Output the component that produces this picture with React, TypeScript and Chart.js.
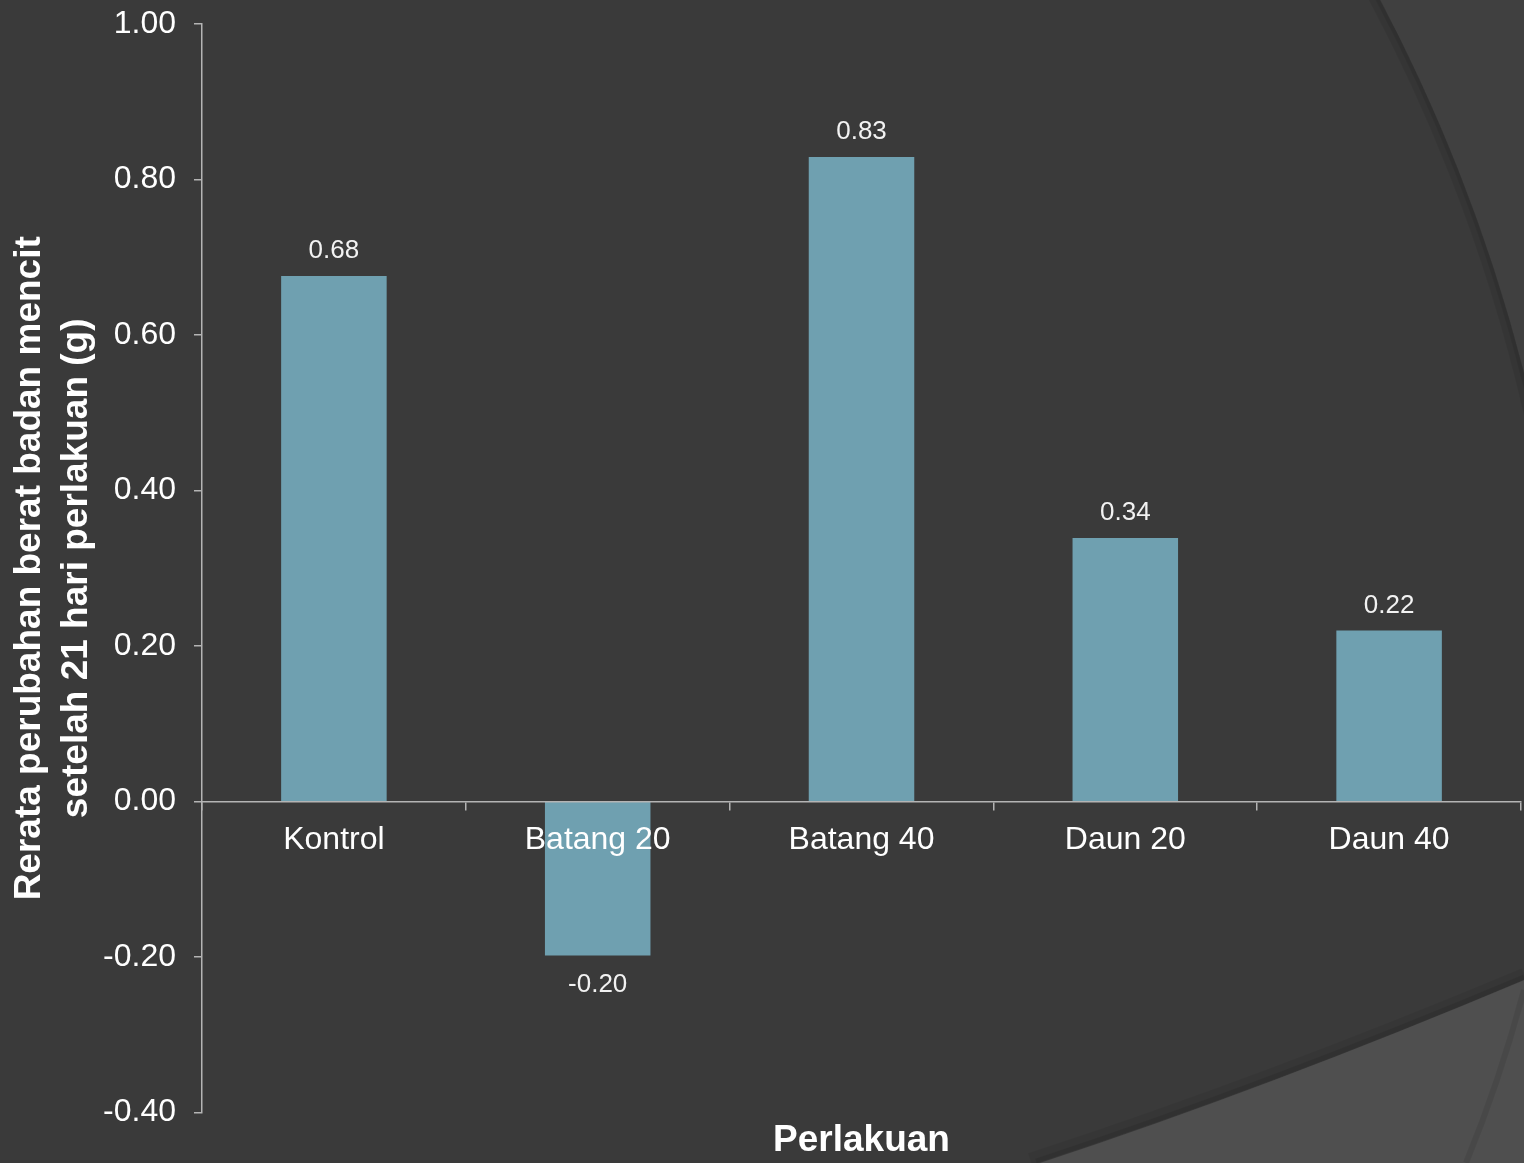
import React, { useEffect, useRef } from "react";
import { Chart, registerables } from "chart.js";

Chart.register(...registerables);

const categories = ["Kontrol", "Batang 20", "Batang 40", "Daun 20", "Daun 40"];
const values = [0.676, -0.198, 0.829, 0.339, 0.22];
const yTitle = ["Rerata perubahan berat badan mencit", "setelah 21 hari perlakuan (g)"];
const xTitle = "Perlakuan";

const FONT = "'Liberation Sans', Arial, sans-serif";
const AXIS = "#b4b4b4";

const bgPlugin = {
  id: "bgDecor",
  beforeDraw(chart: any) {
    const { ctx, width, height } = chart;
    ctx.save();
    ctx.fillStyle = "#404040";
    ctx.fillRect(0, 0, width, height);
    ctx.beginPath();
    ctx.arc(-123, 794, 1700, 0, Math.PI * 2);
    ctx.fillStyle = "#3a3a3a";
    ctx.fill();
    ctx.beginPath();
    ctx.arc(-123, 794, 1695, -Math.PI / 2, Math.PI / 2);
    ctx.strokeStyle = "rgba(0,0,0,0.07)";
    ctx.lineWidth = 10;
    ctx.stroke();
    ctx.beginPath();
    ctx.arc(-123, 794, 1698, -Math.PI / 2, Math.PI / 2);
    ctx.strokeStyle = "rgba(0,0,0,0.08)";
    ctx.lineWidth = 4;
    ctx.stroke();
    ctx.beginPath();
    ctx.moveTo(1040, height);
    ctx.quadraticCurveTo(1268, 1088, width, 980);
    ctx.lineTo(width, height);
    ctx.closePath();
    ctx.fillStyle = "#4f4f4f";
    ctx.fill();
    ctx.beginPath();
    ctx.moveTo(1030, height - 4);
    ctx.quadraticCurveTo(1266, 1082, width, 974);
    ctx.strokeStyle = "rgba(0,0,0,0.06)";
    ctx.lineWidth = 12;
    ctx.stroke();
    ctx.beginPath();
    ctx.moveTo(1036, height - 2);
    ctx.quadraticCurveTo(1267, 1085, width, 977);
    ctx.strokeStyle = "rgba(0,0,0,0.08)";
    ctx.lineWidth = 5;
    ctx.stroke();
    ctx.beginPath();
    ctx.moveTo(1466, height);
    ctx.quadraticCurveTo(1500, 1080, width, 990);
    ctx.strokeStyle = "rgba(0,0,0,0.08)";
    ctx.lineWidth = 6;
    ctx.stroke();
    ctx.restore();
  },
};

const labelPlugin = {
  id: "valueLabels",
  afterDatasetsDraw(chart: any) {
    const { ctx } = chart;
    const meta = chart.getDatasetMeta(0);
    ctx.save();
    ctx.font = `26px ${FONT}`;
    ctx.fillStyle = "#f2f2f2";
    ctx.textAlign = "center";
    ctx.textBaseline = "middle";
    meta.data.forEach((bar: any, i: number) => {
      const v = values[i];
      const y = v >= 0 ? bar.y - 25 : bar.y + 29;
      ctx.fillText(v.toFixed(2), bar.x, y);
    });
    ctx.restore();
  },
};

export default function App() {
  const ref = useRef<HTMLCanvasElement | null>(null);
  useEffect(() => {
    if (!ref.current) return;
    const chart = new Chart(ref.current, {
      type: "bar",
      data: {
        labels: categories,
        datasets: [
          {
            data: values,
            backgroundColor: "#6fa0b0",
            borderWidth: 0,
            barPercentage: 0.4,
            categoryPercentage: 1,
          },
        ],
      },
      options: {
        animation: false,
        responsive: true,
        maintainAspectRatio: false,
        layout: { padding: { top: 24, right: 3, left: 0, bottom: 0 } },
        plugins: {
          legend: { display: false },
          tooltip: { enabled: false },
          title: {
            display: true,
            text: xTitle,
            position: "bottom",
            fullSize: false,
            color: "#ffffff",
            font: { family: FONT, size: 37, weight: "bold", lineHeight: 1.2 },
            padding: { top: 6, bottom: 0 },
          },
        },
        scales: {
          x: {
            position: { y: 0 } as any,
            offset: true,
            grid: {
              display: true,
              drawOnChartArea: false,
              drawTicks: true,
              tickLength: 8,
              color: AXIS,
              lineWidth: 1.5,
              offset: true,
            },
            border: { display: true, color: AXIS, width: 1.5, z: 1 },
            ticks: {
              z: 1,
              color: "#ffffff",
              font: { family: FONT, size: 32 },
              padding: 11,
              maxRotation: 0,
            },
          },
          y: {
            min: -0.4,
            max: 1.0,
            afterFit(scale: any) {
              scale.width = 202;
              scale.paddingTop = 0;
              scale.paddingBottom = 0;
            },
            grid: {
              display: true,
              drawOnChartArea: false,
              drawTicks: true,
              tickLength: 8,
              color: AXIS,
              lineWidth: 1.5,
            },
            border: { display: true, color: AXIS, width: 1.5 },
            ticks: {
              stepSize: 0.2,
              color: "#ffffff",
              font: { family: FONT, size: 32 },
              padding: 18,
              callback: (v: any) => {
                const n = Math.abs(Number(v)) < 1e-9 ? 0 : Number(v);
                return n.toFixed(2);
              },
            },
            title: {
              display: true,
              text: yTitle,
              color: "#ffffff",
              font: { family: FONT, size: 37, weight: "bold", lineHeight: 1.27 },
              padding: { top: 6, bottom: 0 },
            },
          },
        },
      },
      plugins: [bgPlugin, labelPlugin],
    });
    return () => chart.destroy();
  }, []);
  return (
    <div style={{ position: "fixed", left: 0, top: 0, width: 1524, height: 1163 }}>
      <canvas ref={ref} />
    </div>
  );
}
====
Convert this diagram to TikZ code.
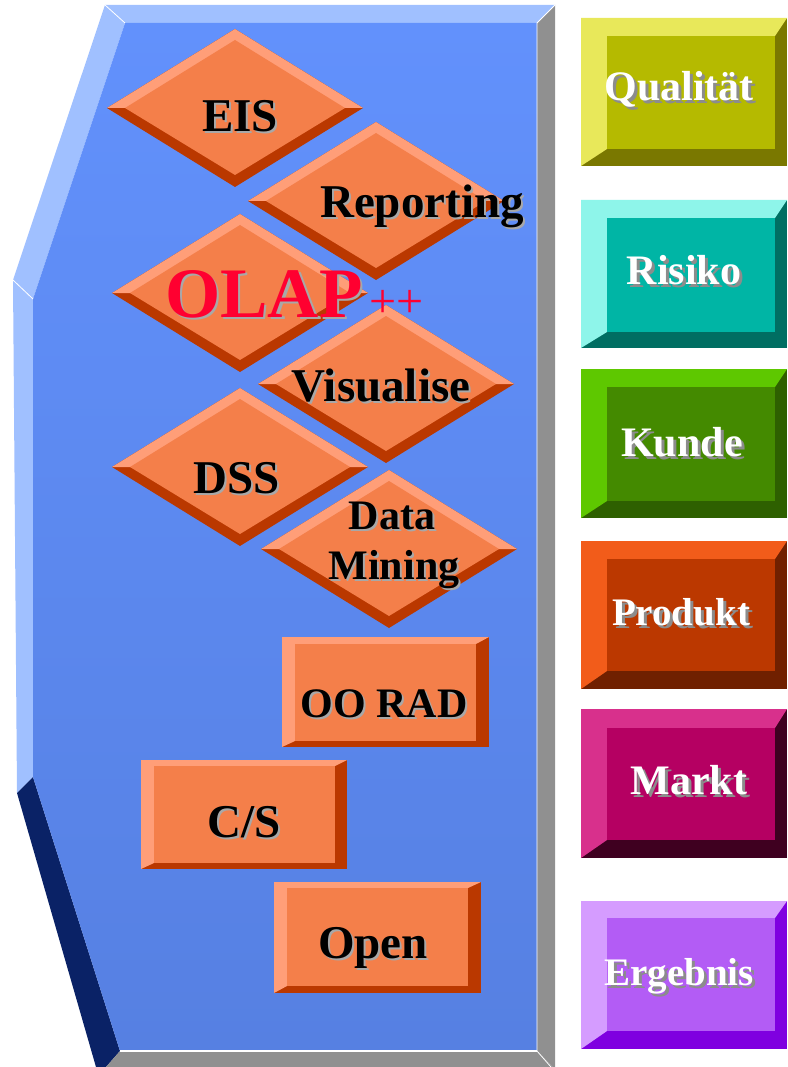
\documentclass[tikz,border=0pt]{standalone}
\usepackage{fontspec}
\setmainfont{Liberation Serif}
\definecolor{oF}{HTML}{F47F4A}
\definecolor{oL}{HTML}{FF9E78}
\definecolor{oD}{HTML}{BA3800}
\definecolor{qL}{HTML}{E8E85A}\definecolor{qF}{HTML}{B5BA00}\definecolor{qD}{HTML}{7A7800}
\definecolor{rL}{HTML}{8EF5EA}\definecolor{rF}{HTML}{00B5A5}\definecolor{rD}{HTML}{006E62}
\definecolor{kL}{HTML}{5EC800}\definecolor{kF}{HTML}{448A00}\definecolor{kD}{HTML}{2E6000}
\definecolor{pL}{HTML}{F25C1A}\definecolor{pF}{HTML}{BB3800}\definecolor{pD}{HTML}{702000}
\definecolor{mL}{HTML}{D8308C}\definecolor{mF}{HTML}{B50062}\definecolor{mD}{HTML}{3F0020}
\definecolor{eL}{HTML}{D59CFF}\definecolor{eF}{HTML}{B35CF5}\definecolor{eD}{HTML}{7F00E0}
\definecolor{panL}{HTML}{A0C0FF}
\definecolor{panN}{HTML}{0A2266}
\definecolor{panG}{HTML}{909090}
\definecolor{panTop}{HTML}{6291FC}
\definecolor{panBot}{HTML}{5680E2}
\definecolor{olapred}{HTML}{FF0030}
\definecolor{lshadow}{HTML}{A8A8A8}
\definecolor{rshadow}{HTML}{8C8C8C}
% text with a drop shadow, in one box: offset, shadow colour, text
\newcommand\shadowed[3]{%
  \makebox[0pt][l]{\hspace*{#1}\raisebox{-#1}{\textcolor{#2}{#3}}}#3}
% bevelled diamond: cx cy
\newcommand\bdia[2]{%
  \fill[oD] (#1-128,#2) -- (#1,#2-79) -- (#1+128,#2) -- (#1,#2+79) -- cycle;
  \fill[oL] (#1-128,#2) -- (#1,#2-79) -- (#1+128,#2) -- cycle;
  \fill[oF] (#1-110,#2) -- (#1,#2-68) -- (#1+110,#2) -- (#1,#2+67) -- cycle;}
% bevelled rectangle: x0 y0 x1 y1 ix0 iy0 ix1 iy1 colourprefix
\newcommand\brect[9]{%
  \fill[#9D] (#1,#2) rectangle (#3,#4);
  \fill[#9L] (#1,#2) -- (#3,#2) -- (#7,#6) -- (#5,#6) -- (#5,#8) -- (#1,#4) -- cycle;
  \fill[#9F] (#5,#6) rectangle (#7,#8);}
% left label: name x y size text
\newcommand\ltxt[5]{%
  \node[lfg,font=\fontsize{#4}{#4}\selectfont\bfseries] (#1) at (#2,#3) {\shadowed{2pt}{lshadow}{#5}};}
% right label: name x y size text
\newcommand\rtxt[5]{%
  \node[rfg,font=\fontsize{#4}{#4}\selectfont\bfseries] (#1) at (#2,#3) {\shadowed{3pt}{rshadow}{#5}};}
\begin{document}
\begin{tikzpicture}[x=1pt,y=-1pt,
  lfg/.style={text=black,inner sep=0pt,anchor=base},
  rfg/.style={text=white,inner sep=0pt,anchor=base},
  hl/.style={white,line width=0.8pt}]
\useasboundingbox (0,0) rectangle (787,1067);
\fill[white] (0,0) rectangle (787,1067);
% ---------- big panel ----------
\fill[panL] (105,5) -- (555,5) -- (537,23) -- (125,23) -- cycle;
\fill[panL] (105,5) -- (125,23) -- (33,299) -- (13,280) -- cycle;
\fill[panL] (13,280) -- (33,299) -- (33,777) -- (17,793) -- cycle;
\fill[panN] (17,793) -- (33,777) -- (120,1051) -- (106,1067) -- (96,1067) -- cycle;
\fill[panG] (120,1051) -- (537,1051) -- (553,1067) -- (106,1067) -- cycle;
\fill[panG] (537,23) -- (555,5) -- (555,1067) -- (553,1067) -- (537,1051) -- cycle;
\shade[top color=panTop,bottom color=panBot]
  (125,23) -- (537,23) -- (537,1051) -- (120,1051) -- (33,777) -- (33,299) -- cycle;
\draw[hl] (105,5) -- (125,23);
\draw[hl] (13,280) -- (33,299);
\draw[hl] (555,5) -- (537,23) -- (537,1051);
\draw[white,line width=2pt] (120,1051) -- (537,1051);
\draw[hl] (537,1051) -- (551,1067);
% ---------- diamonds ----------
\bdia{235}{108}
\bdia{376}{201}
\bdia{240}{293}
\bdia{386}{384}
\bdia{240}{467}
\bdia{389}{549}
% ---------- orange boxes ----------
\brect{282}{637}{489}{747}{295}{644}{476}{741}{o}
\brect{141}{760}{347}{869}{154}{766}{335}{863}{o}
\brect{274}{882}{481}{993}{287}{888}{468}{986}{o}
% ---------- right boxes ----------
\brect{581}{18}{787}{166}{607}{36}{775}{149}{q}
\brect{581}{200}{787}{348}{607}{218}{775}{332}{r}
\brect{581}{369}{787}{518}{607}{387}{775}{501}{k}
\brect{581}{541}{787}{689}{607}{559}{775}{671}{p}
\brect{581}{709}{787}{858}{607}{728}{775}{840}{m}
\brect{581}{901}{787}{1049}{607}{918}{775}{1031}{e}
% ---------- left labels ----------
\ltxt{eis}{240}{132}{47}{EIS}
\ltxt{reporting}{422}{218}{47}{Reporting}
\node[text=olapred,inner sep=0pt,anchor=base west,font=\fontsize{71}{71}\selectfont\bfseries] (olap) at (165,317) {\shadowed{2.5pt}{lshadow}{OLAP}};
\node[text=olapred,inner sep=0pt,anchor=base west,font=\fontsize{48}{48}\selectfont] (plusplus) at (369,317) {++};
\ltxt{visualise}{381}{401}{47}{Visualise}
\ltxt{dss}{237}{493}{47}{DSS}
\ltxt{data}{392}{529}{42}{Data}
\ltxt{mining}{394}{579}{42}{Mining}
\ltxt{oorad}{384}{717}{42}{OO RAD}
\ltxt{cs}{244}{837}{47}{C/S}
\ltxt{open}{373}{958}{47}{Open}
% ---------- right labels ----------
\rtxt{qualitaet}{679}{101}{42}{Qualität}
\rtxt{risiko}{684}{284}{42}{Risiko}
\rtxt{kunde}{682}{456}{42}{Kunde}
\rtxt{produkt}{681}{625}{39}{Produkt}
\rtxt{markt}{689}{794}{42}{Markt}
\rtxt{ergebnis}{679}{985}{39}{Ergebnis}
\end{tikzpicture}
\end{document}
====
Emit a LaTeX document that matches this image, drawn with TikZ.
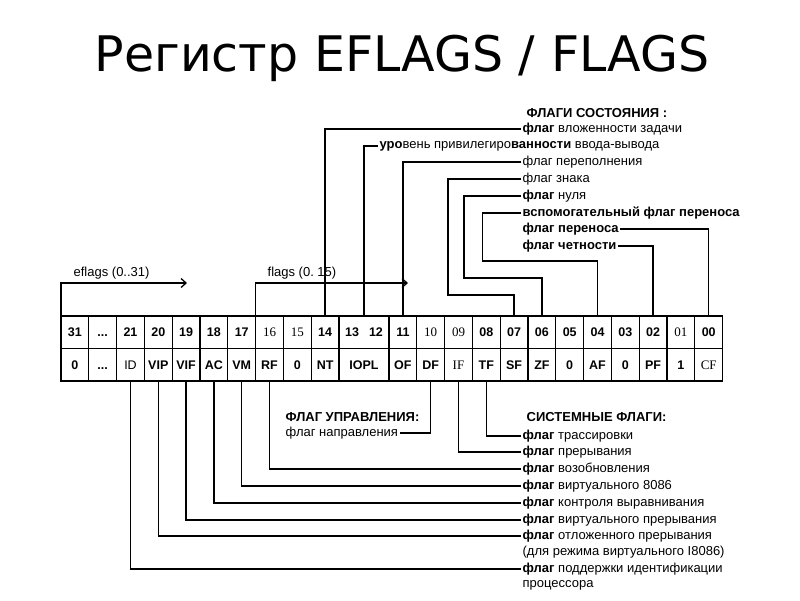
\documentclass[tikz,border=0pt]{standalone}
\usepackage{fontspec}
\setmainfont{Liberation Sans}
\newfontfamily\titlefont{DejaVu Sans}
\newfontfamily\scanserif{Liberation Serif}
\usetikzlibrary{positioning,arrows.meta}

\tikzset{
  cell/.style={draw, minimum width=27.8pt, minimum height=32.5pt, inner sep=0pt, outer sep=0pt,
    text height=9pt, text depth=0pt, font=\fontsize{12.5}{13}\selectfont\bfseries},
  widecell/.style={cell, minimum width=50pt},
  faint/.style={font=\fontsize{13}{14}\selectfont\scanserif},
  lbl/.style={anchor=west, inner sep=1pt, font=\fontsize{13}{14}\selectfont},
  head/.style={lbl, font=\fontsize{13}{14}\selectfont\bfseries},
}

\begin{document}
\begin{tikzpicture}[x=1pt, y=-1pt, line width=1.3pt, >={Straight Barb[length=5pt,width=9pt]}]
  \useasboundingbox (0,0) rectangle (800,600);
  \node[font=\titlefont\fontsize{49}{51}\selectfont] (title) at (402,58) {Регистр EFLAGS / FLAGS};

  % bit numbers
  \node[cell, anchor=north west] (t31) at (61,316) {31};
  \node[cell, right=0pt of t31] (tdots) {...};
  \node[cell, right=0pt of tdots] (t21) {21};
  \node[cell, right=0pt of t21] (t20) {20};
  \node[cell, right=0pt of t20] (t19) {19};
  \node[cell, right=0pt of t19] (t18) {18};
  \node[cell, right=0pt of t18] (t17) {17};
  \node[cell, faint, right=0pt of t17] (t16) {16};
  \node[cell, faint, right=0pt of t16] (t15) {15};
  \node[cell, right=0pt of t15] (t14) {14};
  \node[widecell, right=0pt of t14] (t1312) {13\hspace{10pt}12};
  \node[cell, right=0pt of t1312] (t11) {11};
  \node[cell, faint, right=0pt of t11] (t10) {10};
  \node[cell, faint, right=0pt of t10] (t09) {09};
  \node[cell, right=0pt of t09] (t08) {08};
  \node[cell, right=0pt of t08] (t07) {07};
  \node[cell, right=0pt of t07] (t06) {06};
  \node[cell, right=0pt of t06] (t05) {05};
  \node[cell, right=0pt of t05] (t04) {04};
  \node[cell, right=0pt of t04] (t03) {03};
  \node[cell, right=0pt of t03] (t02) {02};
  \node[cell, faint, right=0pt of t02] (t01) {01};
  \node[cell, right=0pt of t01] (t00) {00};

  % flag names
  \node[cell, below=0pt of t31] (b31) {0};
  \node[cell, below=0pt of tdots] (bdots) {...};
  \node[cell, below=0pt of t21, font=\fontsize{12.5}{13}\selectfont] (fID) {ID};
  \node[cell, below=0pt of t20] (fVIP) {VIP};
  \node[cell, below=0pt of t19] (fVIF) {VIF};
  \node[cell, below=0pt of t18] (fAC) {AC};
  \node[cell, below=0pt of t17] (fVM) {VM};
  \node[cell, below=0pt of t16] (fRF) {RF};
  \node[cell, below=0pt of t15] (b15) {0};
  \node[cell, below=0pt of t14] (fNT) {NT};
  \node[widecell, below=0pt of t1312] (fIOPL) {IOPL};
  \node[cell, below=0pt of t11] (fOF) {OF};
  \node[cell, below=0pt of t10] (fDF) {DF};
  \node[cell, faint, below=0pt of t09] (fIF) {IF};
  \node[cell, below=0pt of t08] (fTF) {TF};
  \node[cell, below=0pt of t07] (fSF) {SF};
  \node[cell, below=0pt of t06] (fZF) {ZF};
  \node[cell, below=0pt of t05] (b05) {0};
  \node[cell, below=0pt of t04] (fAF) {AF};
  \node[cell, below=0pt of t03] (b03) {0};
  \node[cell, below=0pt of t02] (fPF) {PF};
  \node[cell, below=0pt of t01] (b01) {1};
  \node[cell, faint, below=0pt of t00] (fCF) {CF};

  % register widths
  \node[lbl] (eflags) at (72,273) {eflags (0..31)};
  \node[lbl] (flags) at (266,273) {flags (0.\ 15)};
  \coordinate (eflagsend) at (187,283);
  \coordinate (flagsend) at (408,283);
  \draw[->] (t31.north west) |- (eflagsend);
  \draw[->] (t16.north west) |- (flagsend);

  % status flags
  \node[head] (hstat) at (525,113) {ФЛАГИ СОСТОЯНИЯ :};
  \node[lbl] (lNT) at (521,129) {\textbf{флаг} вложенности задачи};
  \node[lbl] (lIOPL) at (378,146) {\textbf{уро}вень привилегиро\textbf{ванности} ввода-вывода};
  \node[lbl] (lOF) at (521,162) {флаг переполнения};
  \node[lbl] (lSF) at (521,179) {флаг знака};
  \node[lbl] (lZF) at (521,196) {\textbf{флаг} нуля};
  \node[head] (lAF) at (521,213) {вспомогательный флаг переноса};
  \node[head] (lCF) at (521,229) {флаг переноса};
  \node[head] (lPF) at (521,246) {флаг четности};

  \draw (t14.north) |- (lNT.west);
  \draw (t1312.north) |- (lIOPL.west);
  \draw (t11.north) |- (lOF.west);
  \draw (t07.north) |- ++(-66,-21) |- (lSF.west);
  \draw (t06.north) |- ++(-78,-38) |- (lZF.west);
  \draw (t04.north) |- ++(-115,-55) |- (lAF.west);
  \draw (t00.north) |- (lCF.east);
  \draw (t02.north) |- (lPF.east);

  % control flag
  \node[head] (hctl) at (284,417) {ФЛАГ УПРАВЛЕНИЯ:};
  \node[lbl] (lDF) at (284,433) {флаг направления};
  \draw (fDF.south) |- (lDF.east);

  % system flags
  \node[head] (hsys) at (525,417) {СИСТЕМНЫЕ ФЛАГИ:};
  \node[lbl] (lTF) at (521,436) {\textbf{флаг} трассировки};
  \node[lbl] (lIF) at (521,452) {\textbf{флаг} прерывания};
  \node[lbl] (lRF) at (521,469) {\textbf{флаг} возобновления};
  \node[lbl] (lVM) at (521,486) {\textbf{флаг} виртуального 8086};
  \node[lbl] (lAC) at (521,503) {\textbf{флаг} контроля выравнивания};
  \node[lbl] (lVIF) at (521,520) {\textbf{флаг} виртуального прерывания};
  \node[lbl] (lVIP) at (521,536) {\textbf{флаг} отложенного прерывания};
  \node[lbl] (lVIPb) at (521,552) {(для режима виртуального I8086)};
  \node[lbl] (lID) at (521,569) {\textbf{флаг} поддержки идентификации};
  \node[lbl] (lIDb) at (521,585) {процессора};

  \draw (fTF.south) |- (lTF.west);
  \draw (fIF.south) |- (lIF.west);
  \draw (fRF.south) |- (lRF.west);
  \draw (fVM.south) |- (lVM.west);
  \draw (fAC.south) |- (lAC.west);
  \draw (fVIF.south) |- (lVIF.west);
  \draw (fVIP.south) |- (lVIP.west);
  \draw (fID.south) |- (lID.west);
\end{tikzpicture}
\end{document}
====
STATED EXERCISE
Leave out every picture, then retype exactly the lines from the one containing "Output the component" through the one containing "Chart.register(...registerables);".

WRITTEN SOLUTION
Output the component that produces this picture with React, TypeScript and Chart.js.
import React, { useEffect, useRef } from "react";
import { Chart, registerables } from "chart.js";

Chart.register(...registerables);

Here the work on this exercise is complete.